In response, Mr Cook says: “We have never been just a sporting estate. We’re a crofting estate and have 130 people living here.”
One of those people is Adam Mulholland, 36, who moved to Assynt from Bristol in 2020 and now lives there with wife Anna and their teenage children.
The rope access technician said: “The benefits of being here are living in such a beautiful place with so much space.
“We also keep animals on our croft and sell produce locally which is something we couldn’t have done as easily in our previous locations.
“The main challenges are the distance and difficulty in getting materials, animal feed, taking animals away etc. All things that are taken for granted close to a large city.”
He wasn’t aware of the Assynt buyout at the time of moving. “But I think it’s very positive that the area is owned by the people.
“Having local control means that decisions are made by people who know what’s happening locally which can only be a good thing.”
Potential for more community purchases
There are now more than 700 areas of land or buildings in community hands across Scotland, amounting to 562,000 acres (2.9% of the total land area).
Andrew Thin says large-scale community ownership is fairly common in parts of the Highlands and Islands, but not elsewhere in the country.
However, he says there is huge potential in south and central Scotland.
“It will not be easy. Land values are astronomic and there is significant resistance. Increasingly the Scottish Government is finding other ways of regulating the power that goes with ownership of these properties.
“But I shall be surprised if community ownership does not continue to extend south and play its part in the future growth and vibrancy of our economy.

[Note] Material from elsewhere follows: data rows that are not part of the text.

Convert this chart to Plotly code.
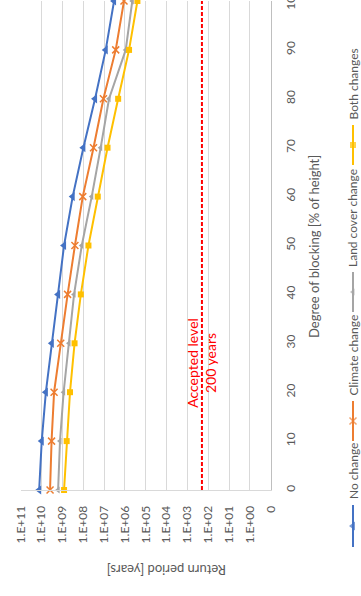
import plotly.graph_objects as go

# Return period [years] against degree of blocking [% of height]
degree = [0, 10, 20, 30, 40, 50, 60, 70, 80, 90, 100]
no_change = [1.3e10, 9.8e9, 6.2e9, 3.2e9, 1.6e9, 8.3e8, 3.2e8, 9.8e7, 2.7e7, 8.3e6, 3.3e6]
climate_change = [3.9e9, 3.3e9, 2.5e9, 1.2e9, 5.6e8, 2.5e8, 1.05e8, 3.2e7, 1.07e7, 2.75e6, 1.1e6]
land_cover_change = [1.6e9, 1.3e9, 8.7e8, 4.8e8, 2.75e8, 1.17e8, 3.9e7, 1.45e7, 5.75e6, 9.1e5, 4.4e5]
both_changes = [8.3e8, 6.2e8, 4.3e8, 2.6e8, 1.3e8, 5.6e7, 2.0e7, 6.8e6, 2.1e6, 6.3e5, 2.5e5]
accepted_level = 200

series_names = ["No change", "Climate change", "Land cover change", "Both changes"]
period_ticks = [1e11, 1e10, 1e9, 1e8, 1e7, 1e6, 1e5, 1e4, 1e3, 1e2, 1e1, 1e0, 1e-1]
period_labels = ["1.E+11", "1.E+10", "1.E+09", "1.E+08", "1.E+07", "1.E+06",
                 "1.E+05", "1.E+04", "1.E+03", "1.E+02", "1.E+01", "1.E+00", "0"]
degree_ticks = [0, 10, 20, 30, 40, 50, 60, 70, 80, 90, 100]

W, H = 361, 596
FONT = "Lato"
TXT = "#595959"


def fx(px):
    return px / W


def fy(py):
    return 1 - py / H


styles = [
    dict(color="#4472C4", symbol="triangle-left", size=8, lw=0),
    dict(color="#ED7D31", symbol="x-thin", size=7, lw=1.5),
    dict(color="#A5A5A5", symbol="triangle-left", size=6, lw=0),
    dict(color="#FFC000", symbol="square", size=6, lw=0),
]
series = [no_change, climate_change, land_cover_change, both_changes]

fig = go.Figure()

for name, vals, st in zip(series_names, series, styles):
    fig.add_trace(go.Scatter(
        x=vals, y=degree, mode="lines+markers", name=name,
        line=dict(color=st["color"], width=2),
        marker=dict(symbol=st["symbol"], size=st["size"], color=st["color"],
                    line=dict(color=st["color"], width=st["lw"])),
        cliponaxis=False, showlegend=False,
    ))

# accepted return period
fig.add_trace(go.Scatter(
    x=[accepted_level, accepted_level], y=[degree[0], degree[-1]], mode="lines",
    line=dict(color="#FF0000", width=2, dash="4px,2px"), showlegend=False,
))

# hand-built legend, reading bottom to top along the right edge
legend_items = [  # (line bottom, line top, text start) in px
    (547, 505, 501),
    (441, 401, 398),
    (312, 272, 269),
    (165, 125, 122),
]
for name, st, (yb, yt, ys) in zip(series_names, styles, legend_items):
    fig.add_trace(go.Scatter(
        x=[353, 353, 353], y=[yb, (yb + yt) / 2, yt], mode="lines+markers",
        line=dict(color=st["color"], width=2),
        marker=dict(symbol=st["symbol"], size=[0, st["size"], 0], color=st["color"],
                    line=dict(color=st["color"], width=st["lw"])),
        xaxis="x2", yaxis="y2", showlegend=False, cliponaxis=False,
    ))

annotations = []
for name, (yb, yt, ys) in zip(series_names, legend_items):
    annotations.append(dict(
        text=name, textangle=-90, xref="paper", yref="paper",
        x=fx(353), y=fy(ys), xanchor="center", yanchor="bottom",
        showarrow=False, font=dict(family=FONT, size=12, color=TXT),
    ))

annotations += [
    dict(text="Return period [years]", textangle=180, xref="paper", yref="paper",
         x=fx(167), y=fy(570), xanchor="center", yanchor="middle", showarrow=False,
         font=dict(family=FONT, size=13, color=TXT)),
    dict(text="Degree of blocking [% of height]", textangle=-90, xref="paper", yref="paper",
         x=fx(314), y=fy(247), xanchor="center", yanchor="middle", showarrow=False,
         font=dict(family=FONT, size=13, color=TXT)),
    dict(text="Accepted level<br>200 years", textangle=-90, xref="x", yref="y",
         x=2.301, y=26, xanchor="center", yanchor="middle", showarrow=False,
         font=dict(family=FONT, size=14, color="#FF0000")),
]

fig.update_layout(
    width=W, height=H,
    margin=dict(l=0, r=0, t=0, b=0),
    paper_bgcolor="white", plot_bgcolor="rgba(0,0,0,0)",
    font=dict(family=FONT, color=TXT),
    showlegend=False,
    xaxis=dict(
        type="log", range=[11, -1], domain=[fx(20.7), fx(270.7)],
        tickvals=period_ticks, ticktext=period_labels, tickangle=-90,
        tickfont=dict(family=FONT, size=12, color=TXT),
        ticklabelstandoff=10,
        showgrid=True, gridcolor="#d9d9d9", gridwidth=1,
        showline=True, linecolor="#d9d9d9", linewidth=1,
        ticks="", zeroline=False, automargin=False,
    ),
    yaxis=dict(
        range=[0, 100], domain=[fy(490), fy(1)], side="right",
        tickvals=degree_ticks, tickangle=-90,
        tickfont=dict(family=FONT, size=12, color=TXT),
        ticklabelstandoff=9, ticklabeloverflow="allow",
        showgrid=False, showline=True, linecolor="#bfbfbf", linewidth=1,
        ticks="", zeroline=False, automargin=False,
    ),
    xaxis2=dict(domain=[0, 1], range=[0, W], visible=False, anchor="y2"),
    yaxis2=dict(domain=[0, 1], range=[H, 0], visible=False, anchor="x2"),
    annotations=annotations,
)

fig.write_html("out.html")
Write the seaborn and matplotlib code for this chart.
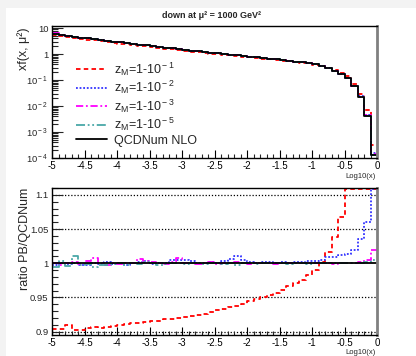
import numpy as np
import pandas as pd
import matplotlib
matplotlib.use("Agg")
import matplotlib.pyplot as plt
from matplotlib.patches import Rectangle
from matplotlib.ticker import MultipleLocator, LogLocator, FuncFormatter, NullFormatter
import seaborn as sns

sns.set_theme(style="white")
plt.rcParams["font.family"] = ["Liberation Sans", "DejaVu Sans"]
plt.rcParams["mathtext.fontset"] = "custom"
plt.rcParams["mathtext.rm"] = "Liberation Sans"
plt.rcParams["mathtext.it"] = "Liberation Sans:italic"
plt.rcParams["axes.unicode_minus"] = False

# ---------------- data ----------------
log10x_edges = np.round(np.linspace(-5.0, 0.0, 51), 2)

qcdnum_nlo = [6.17, 5.62, 5.13, 4.68, 4.32, 3.98, 3.72, 3.47, 3.20, 2.99,
              2.79, 2.62, 2.45, 2.30, 2.16, 2.02, 1.88, 1.76, 1.64, 1.53,
              1.44, 1.35, 1.27, 1.20, 1.13, 1.06, 1.00, 0.944, 0.889, 0.838,
              0.789, 0.743, 0.700, 0.659, 0.621, 0.583, 0.547, 0.513, 0.481, 0.451,
              0.40, 0.35, 0.29, 0.23, 0.17, 0.123, 0.060, 0.023, 0.0043, 0.000135]

ratio_zm1 = [0.904, 0.904, 0.910, 0.902, 0.902, 0.905, 0.906, 0.905, 0.907, 0.908,
             0.910, 0.911, 0.912, 0.913, 0.914, 0.915, 0.916, 0.918, 0.918, 0.920,
             0.921, 0.923, 0.924, 0.926, 0.928, 0.931, 0.933, 0.936, 0.938, 0.941,
             0.944, 0.947, 0.950, 0.954, 0.957, 0.961, 0.966, 0.971, 0.975, 0.983,
             0.990, 1.0015, 1.016, 1.038, 1.068, 1.13, 1.18, 1.25, 1.7, 2.4]

ratio_zm2 = [0.998, 1.001, 0.999, 1.000, 0.997, 0.998, 1.001, 0.999, 1.002, 0.999,
             1.000, 0.998, 1.001, 1.002, 1.003, 0.999, 1.000, 1.001, 1.004, 1.004,
             1.004, 1.003, 1.001, 1.000, 1.002, 1.001, 1.003, 1.006, 1.010, 1.004,
             1.002, 1.001, 1.002, 1.002, 1.001, 1.002, 1.001, 1.002, 1.002, 1.003,
             1.003, 1.004, 1.009, 1.009, 1.012, 1.013, 1.020, 1.035, 1.061, 1.15]

ratio_zm3 = [1.001, 0.998, 1.000, 1.002, 0.999, 1.003, 1.007, 1.001, 0.998, 1.000,
             0.999, 1.001, 1.000, 1.006, 1.003, 1.002, 1.000, 0.999, 1.002, 1.008,
             1.001, 1.000, 0.999, 1.001, 1.002, 0.999, 1.000, 1.001, 1.002, 1.000,
             0.999, 1.001, 1.000, 1.000, 0.999, 1.001, 1.000, 1.000, 1.001, 1.000,
             1.001, 1.000, 1.000, 0.999, 1.000, 1.001, 1.001, 1.002, 1.005, 1.020]

ratio_zm5 = [0.995, 1.003, 0.996, 1.010, 0.997, 0.999, 0.994, 0.998, 0.997, 0.999,
             1.001, 0.998, 1.000, 0.999, 1.002, 1.001, 0.998, 0.999, 1.001, 1.000,
             0.999, 1.000, 1.001, 0.999, 1.000, 1.000, 0.999, 1.000, 0.998, 1.000,
             1.001, 0.999, 1.000, 1.000, 1.001, 1.000, 0.999, 1.000, 1.000, 0.999,
             1.000, 1.001, 1.000, 1.000, 1.000, 1.001, 1.000, 1.001, 1.002, 1.004]

series_labels = [r"z$_{\rm M}$=1-10$^{\rm -1}$", r"z$_{\rm M}$=1-10$^{\rm -2}$",
                 r"z$_{\rm M}$=1-10$^{\rm -3}$", r"z$_{\rm M}$=1-10$^{\rm -5}$"]
series_ratios = [ratio_zm1, ratio_zm2, ratio_zm3, ratio_zm5]
series_colors = ["#ff0000", "#3333ff", "#ff00ff", "#4aa8a8"]
series_styles = [(0, (2.5, 1.8)), (0, (1, 1)), (0, (4, 1.5, 1, 1.5)), (0, (5, 1.5, 1, 1.5, 1, 1.5))]
qcd_label = "QCDNum NLO"

W, H = 416, 356
fig = plt.figure(figsize=(W / 100, H / 100), dpi=100)
fig.patch.set_facecolor("#f3f3f3")
fig.patches.append(Rectangle((6 / W, 0), 1, 1 - 8 / H, transform=fig.transFigure,
                             facecolor="white", edgecolor="none", zorder=-5))

def px_axes(l, t, r, b):
    return fig.add_axes([l / W, 1 - b / H, (r - l) / W, (b - t) / H])

ax1 = px_axes(52, 26, 377, 158)
ax2 = px_axes(52, 188, 377, 335)

def steps(ax, vals, **kw):
    y = list(vals) + [vals[-1]]
    df = pd.DataFrame({"x": log10x_edges, "y": y})
    sns.lineplot(data=df, x="x", y="y", ax=ax, drawstyle="steps-post",
                 estimator=None, sort=False, **kw)

qcd = np.array(qcdnum_nlo)
for lab, r, c, ls in zip(series_labels, series_ratios, series_colors, series_styles):
    steps(ax1, qcd * np.array(r), color=c, linestyle=ls, lw=1.3, label=lab)
steps(ax1, qcd, color="black", lw=1.3, label=qcd_label)

ymax2 = 1.108
for lab, r, c, ls in zip(series_labels, series_ratios, series_colors, series_styles):
    steps(ax2, np.minimum(np.array(r), ymax2), color=c, linestyle=ls, lw=1.3)
steps(ax2, qcd / qcd, color="black", lw=1.3)

# ---------------- axes styling ----------------
for ax in (ax1, ax2):
    ax.set_facecolor("white")
    ax.set_xlim(-5, 0)
    ax.set_xlabel("")
    ax.set_ylabel("")
    ax.xaxis.set_major_locator(MultipleLocator(0.5))
    ax.xaxis.set_minor_locator(MultipleLocator(0.1))
    ax.xaxis.set_major_formatter(FuncFormatter(lambda v, p: "%g" % round(v, 2)))
    ax.tick_params(axis="x", which="major", direction="in", length=6, width=0.8,
                   labelsize=7, pad=2.5, colors="black", bottom=True, top=False)
    ax.tick_params(axis="x", which="minor", direction="in", length=3, width=0.8,
                   bottom=True, top=False)
    ax.tick_params(axis="y", which="major", direction="in", length=8, width=0.8,
                   labelsize=6.8, pad=2.5, left=True, right=False)
    ax.tick_params(axis="y", which="minor", direction="in", length=4, width=0.8,
                   left=True, right=False)
    for s in ("left", "bottom", "top"):
        ax.spines[s].set_color("black")
        ax.spines[s].set_linewidth(1.0)
        ax.spines[s].set_visible(True)
    ax.spines["right"].set_color("#808080")
    ax.spines["right"].set_linewidth(2.0)
    ax.spines["right"].set_visible(True)

fig.text(376 / W, 1 - 176 / H, "Log10(x)", ha="right", va="center", fontsize=5.5)
fig.text(376 / W, 1 - 352 / H, "Log10(x)", ha="right", va="center", fontsize=5.5)

ax1.set_yscale("log")
ax1.set_ylim(1e-4, 12)
ax1.yaxis.set_major_locator(LogLocator(base=10, numticks=10))
ax1.yaxis.set_minor_locator(LogLocator(base=10, subs=np.arange(2, 10), numticks=20))
ax1.yaxis.set_minor_formatter(NullFormatter())

def logfmt(v, p):
    e = int(round(np.log10(v)))
    if e == 1:
        return "10"
    if e == 0:
        return "1"
    return r"10$^{\rm %d}$" % e
ax1.yaxis.set_major_formatter(FuncFormatter(logfmt))

ax2.set_ylim(0.895, 1.11)
ax2.yaxis.set_major_locator(MultipleLocator(0.05))
ax2.yaxis.set_minor_locator(MultipleLocator(0.01))
ax2.yaxis.set_major_formatter(FuncFormatter(lambda v, p: "%g" % round(v, 3)))
for gy in (0.9, 0.95, 1.05, 1.1):
    ax2.axhline(gy, color="black", lw=0.9, linestyle=(0, (1, 1.5)), zorder=0.5)

leg = ax1.legend(loc="upper left", bbox_to_anchor=(0.074, 0.74), frameon=False,
                 fontsize=9, handlelength=2.5, handletextpad=0.55, labelspacing=0.1,
                 borderpad=0, borderaxespad=0)

fig.text(212 / W, 1 - 16 / H, "down at μ² = 1000 GeV²", ha="center", va="center",
         fontsize=6.5, fontweight="bold")
fig.text(24 / W, 1 - 27 / H, "xf(x, μ²)", rotation=90, ha="center", va="top", fontsize=9)
fig.text(25 / W, 1 - 188 / H, "ratio PB/QCDNum", rotation=90, ha="center", va="top", fontsize=9)

fig.savefig("out.png", dpi=100)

Why wouldn’t it given what we now know?”
He added: “Too often communities persuade themselves that they don’t have the capacity to own and manage their own land.
“Community right to buy legislation can help, but this needs to be balanced against the rights of the property owner under human rights legislation.
“Probably the bigger challenges are those of community confidence on the one hand and public support/opinion on the other.”